▶ **Raw data**

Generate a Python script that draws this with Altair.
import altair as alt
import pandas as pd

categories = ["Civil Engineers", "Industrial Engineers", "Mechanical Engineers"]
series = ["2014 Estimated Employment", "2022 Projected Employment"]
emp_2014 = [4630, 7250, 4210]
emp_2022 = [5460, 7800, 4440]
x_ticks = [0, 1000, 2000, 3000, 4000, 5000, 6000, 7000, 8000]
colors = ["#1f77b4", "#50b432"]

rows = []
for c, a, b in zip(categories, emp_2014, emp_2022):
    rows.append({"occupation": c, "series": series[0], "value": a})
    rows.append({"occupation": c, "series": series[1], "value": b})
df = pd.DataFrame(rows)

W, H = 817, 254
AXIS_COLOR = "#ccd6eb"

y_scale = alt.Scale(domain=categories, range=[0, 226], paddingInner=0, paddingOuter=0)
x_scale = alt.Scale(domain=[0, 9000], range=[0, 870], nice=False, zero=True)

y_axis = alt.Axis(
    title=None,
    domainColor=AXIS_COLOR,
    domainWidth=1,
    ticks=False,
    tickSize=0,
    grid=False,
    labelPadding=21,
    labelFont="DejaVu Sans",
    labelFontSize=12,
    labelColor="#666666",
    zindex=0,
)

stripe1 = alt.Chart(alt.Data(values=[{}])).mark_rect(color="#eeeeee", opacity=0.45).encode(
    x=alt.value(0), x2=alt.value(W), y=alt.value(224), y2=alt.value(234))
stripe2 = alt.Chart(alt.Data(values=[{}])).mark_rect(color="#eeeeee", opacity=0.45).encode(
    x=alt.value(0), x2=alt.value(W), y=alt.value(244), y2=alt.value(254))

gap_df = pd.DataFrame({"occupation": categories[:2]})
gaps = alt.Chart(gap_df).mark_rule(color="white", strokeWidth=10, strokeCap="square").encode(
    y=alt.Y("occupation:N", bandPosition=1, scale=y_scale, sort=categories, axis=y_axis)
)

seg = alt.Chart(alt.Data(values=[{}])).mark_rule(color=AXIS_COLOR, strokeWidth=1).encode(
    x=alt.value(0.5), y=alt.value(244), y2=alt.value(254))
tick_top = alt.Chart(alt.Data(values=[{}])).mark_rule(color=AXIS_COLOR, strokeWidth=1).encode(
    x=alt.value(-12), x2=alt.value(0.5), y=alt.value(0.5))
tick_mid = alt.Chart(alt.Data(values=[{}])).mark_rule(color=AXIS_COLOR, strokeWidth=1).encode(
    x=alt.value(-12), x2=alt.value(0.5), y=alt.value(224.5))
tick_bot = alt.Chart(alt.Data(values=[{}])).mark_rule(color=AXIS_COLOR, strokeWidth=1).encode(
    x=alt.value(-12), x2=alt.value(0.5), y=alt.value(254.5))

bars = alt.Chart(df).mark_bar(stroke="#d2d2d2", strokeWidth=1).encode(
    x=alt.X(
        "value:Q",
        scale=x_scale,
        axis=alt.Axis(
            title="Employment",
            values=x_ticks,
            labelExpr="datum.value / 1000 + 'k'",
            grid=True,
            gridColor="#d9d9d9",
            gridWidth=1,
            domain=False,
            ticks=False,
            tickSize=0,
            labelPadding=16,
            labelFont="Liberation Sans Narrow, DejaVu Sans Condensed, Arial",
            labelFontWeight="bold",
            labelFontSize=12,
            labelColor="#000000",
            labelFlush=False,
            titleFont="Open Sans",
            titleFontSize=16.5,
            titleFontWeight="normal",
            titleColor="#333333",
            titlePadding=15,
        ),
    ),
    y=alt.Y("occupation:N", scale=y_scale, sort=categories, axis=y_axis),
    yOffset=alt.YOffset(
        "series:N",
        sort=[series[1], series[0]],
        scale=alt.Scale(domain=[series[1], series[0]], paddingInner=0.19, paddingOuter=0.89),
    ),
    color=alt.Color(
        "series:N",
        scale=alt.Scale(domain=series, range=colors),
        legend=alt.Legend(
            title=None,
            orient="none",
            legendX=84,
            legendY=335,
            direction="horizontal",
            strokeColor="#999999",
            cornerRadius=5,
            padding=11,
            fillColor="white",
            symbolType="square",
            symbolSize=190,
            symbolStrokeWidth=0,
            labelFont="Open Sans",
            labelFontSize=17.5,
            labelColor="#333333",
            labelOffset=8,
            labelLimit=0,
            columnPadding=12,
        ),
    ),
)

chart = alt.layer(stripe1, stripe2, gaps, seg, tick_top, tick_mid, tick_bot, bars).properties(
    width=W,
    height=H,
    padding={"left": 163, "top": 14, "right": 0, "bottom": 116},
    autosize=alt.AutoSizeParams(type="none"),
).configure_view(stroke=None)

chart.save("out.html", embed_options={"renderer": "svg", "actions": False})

▶ **Exercise**
Please print exactly what appears from the first line of the data through the line with "import pandas as pd", including both of those lines and nothing past them.

▶ **Written solution**
Generate a Python script that draws this with Altair.
import altair as alt
import pandas as pd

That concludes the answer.